## BEGIN Data rows

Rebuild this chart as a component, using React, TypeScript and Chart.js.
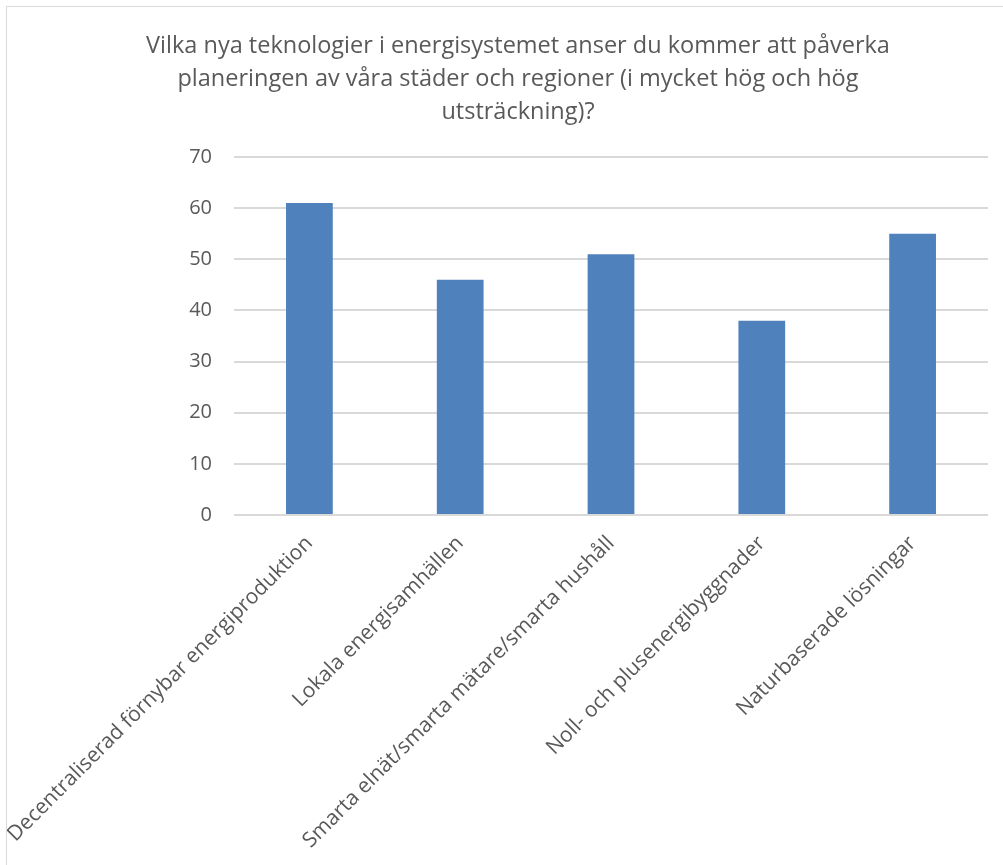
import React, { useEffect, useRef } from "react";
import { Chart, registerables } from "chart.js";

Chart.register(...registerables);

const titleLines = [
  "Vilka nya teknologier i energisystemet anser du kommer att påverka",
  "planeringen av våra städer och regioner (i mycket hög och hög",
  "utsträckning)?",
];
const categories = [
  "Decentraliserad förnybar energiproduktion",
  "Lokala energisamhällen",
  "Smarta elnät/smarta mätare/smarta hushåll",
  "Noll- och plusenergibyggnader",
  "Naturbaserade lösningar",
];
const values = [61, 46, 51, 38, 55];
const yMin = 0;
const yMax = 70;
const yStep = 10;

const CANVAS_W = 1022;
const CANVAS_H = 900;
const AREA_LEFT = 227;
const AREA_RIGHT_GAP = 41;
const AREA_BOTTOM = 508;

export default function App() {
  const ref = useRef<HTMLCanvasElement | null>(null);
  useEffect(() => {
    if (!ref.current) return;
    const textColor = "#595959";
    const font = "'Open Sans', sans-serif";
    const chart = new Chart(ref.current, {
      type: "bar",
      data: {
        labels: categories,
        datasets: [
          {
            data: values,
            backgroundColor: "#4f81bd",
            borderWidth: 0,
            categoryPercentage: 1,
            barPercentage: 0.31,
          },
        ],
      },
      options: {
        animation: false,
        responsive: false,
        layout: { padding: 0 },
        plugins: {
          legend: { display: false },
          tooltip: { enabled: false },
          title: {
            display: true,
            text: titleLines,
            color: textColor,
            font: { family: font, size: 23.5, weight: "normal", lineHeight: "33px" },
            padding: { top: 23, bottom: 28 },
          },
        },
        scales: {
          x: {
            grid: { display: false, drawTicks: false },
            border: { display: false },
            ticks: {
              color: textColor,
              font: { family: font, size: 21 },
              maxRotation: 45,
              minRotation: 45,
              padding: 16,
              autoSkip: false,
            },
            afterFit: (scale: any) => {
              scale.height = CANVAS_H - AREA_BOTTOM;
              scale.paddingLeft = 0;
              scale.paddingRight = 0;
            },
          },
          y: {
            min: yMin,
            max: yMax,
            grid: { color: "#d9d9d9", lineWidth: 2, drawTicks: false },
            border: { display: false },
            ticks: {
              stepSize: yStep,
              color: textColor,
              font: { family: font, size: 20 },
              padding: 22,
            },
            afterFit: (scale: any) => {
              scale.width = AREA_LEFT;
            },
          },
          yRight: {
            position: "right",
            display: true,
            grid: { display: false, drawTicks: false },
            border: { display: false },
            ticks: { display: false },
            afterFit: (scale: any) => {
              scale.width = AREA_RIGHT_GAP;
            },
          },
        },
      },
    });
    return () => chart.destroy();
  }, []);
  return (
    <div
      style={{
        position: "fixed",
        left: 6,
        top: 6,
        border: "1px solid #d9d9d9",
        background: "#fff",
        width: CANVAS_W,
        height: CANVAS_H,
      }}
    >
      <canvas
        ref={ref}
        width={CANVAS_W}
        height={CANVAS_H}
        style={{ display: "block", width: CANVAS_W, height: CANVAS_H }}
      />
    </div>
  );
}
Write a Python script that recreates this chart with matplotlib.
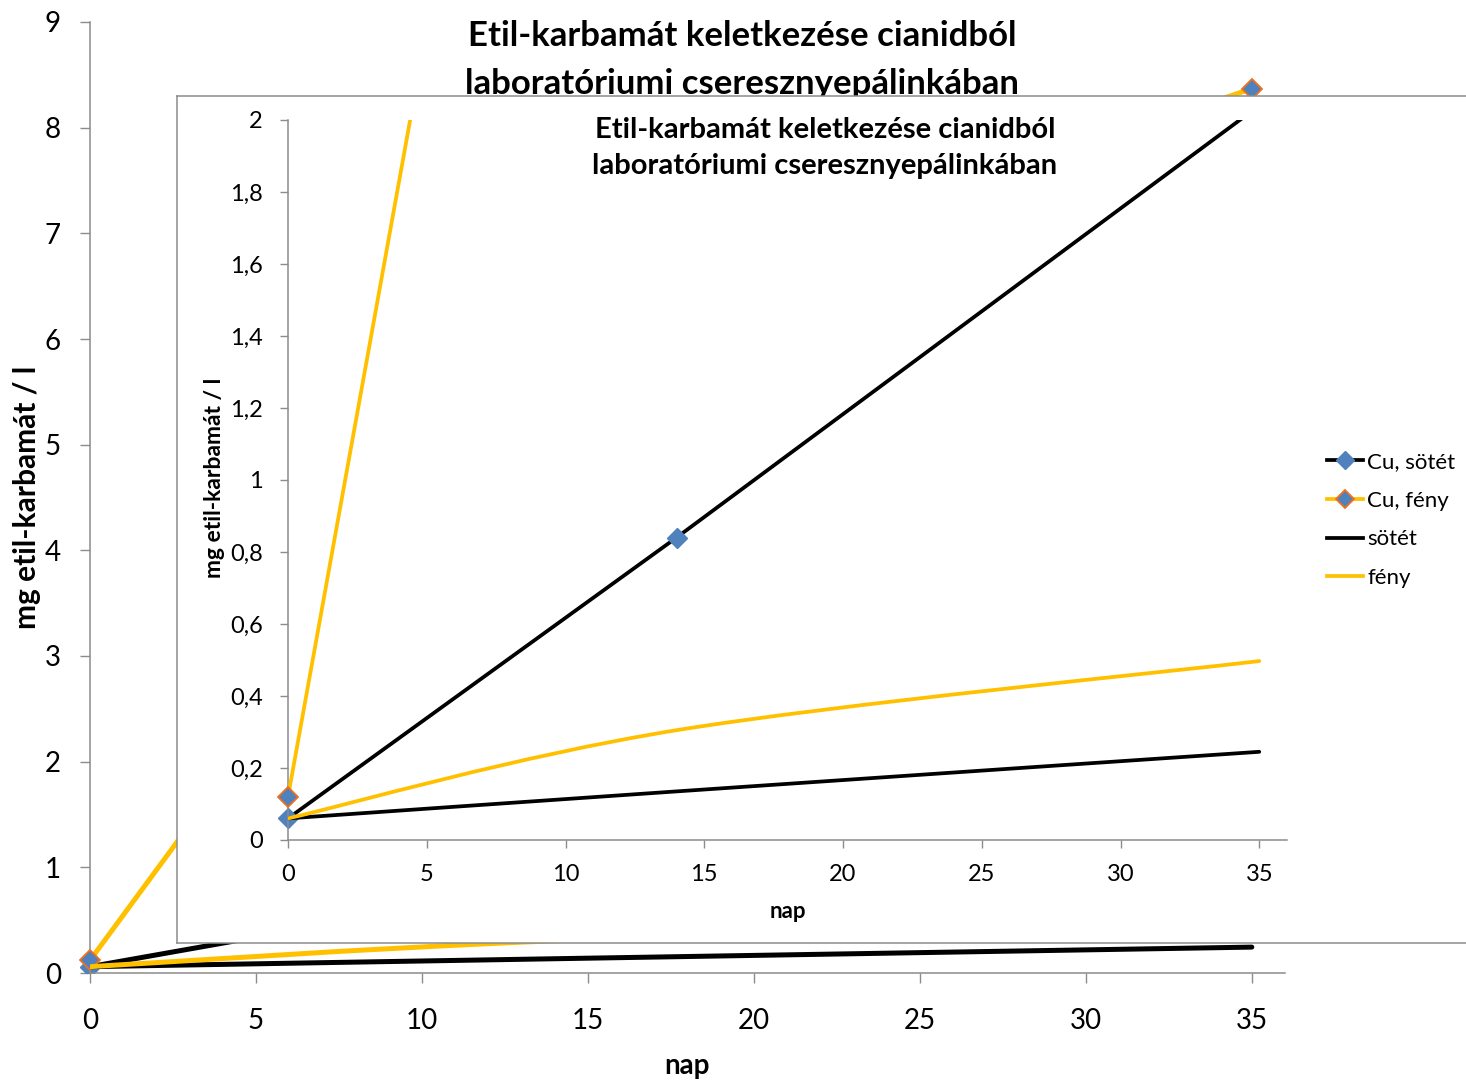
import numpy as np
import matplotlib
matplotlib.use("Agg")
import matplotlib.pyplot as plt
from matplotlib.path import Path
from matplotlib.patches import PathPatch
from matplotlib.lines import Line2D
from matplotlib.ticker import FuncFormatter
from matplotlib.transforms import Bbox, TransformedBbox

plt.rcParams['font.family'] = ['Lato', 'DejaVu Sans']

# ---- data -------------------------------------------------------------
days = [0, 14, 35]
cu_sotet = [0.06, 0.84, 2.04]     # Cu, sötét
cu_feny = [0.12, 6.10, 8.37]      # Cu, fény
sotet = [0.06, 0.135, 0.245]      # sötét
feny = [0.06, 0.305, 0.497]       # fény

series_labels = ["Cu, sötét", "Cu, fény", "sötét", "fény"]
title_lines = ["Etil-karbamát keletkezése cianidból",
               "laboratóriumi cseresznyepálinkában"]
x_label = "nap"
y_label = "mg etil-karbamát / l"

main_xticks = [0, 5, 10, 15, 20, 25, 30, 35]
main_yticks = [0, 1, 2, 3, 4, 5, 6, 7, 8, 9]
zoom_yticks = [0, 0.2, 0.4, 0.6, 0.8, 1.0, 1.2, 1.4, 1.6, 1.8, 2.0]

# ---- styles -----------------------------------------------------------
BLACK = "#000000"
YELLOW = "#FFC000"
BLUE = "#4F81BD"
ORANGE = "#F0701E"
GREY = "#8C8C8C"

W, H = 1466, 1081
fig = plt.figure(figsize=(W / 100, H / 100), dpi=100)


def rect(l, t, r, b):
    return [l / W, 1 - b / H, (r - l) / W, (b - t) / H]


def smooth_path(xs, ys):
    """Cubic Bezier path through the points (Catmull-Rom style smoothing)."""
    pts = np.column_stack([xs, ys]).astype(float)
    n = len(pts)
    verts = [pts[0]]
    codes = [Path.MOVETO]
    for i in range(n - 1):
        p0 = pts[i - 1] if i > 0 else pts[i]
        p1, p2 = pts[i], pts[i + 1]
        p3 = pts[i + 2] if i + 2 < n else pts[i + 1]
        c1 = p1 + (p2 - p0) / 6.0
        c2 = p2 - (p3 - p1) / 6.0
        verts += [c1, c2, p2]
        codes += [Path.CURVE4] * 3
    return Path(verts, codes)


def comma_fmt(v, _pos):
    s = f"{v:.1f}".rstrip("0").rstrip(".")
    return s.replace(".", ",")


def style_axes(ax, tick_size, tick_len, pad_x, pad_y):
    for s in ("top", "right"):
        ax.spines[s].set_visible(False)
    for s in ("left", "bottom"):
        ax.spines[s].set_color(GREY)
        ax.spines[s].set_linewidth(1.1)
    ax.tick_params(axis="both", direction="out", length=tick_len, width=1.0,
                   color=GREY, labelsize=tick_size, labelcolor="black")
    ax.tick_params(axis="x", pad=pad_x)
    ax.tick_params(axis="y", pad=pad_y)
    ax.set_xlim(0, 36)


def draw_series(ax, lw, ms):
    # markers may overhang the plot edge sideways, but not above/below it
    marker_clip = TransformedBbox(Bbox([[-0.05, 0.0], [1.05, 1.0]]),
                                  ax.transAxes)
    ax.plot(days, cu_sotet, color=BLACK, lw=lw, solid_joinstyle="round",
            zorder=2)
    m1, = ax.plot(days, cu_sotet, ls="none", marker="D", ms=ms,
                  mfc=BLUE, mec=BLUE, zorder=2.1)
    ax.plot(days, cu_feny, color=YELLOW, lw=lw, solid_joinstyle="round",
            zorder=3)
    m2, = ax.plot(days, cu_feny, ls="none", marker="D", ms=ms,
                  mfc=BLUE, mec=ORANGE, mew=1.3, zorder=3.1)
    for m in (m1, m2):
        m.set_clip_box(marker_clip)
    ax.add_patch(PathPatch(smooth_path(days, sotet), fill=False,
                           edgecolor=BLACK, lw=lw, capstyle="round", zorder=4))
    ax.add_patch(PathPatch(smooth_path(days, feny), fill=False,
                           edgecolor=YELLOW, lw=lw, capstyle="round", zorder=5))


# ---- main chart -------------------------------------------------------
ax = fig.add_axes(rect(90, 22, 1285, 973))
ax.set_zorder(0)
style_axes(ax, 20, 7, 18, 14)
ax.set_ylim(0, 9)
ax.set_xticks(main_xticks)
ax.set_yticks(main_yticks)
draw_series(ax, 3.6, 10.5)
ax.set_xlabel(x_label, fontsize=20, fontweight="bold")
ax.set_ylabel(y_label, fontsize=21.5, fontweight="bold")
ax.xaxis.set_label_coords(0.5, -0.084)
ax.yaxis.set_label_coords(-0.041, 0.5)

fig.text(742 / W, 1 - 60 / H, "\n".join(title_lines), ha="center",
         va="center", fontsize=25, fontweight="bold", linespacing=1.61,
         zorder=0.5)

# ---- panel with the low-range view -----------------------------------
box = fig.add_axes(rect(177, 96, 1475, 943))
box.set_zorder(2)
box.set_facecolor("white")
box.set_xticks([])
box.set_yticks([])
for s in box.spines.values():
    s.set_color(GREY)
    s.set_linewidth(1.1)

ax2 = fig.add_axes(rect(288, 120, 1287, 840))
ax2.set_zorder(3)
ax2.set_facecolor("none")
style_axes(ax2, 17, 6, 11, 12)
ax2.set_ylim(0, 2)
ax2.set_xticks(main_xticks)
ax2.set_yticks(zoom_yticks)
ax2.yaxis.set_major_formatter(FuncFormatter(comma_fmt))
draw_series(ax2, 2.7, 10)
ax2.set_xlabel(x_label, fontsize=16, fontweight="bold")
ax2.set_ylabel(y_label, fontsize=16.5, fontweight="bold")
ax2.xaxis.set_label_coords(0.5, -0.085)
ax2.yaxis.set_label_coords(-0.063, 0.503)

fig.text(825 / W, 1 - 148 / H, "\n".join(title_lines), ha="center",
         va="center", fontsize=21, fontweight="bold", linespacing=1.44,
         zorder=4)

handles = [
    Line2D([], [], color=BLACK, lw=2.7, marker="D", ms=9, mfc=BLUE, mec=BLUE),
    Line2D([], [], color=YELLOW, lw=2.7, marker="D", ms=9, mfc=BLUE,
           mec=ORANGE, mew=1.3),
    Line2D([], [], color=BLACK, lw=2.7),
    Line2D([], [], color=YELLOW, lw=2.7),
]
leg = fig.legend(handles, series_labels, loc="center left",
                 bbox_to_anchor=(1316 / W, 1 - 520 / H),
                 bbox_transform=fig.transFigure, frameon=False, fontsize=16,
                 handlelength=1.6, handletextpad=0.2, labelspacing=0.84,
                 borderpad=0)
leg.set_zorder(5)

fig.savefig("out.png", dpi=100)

## END Data rows
## BEGIN Data rows

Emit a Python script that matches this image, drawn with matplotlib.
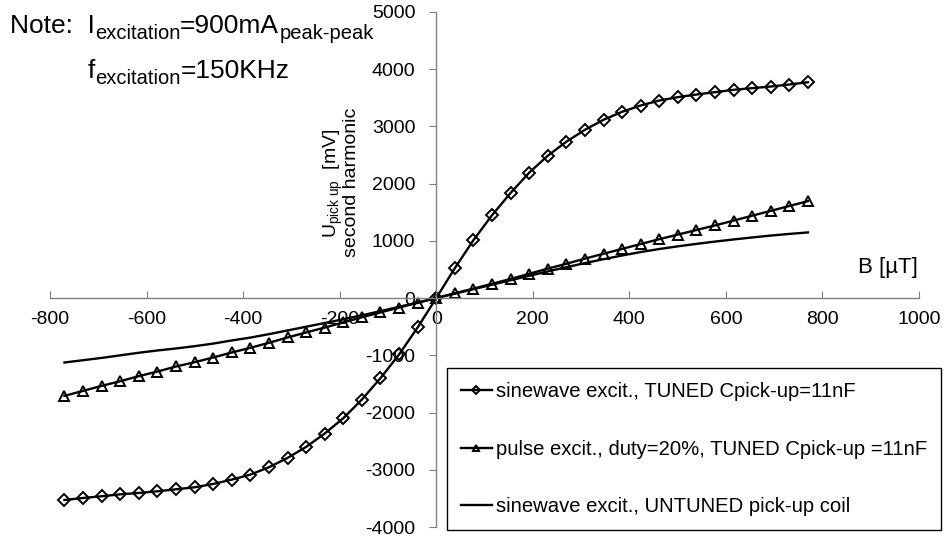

## END Data rows
## BEGIN Data rows

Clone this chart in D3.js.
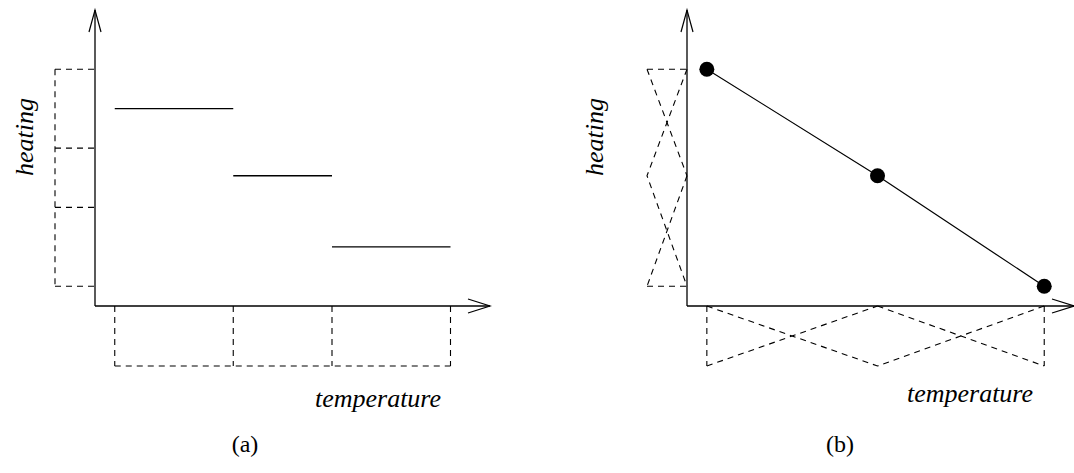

## END Data rows

### Given task:
Omit all pictures and repeat exactly the lines from the one containing "Rebuild this chart" through the one containing "const AREA_BOTTOM = 508;", ends included, with nothing added.

### Answer in full:
Rebuild this chart as a component, using React, TypeScript and Chart.js.
import React, { useEffect, useRef } from "react";
import { Chart, registerables } from "chart.js";

Chart.register(...registerables);

const titleLines = [
  "Vilka nya teknologier i energisystemet anser du kommer att påverka",
  "planeringen av våra städer och regioner (i mycket hög och hög",
  "utsträckning)?",
];
const categories = [
  "Decentraliserad förnybar energiproduktion",
  "Lokala energisamhällen",
  "Smarta elnät/smarta mätare/smarta hushåll",
  "Noll- och plusenergibyggnader",
  "Naturbaserade lösningar",
];
const values = [61, 46, 51, 38, 55];
const yMin = 0;
const yMax = 70;
const yStep = 10;

const CANVAS_W = 1022;
const CANVAS_H = 900;
const AREA_LEFT = 227;
const AREA_RIGHT_GAP = 41;
const AREA_BOTTOM = 508;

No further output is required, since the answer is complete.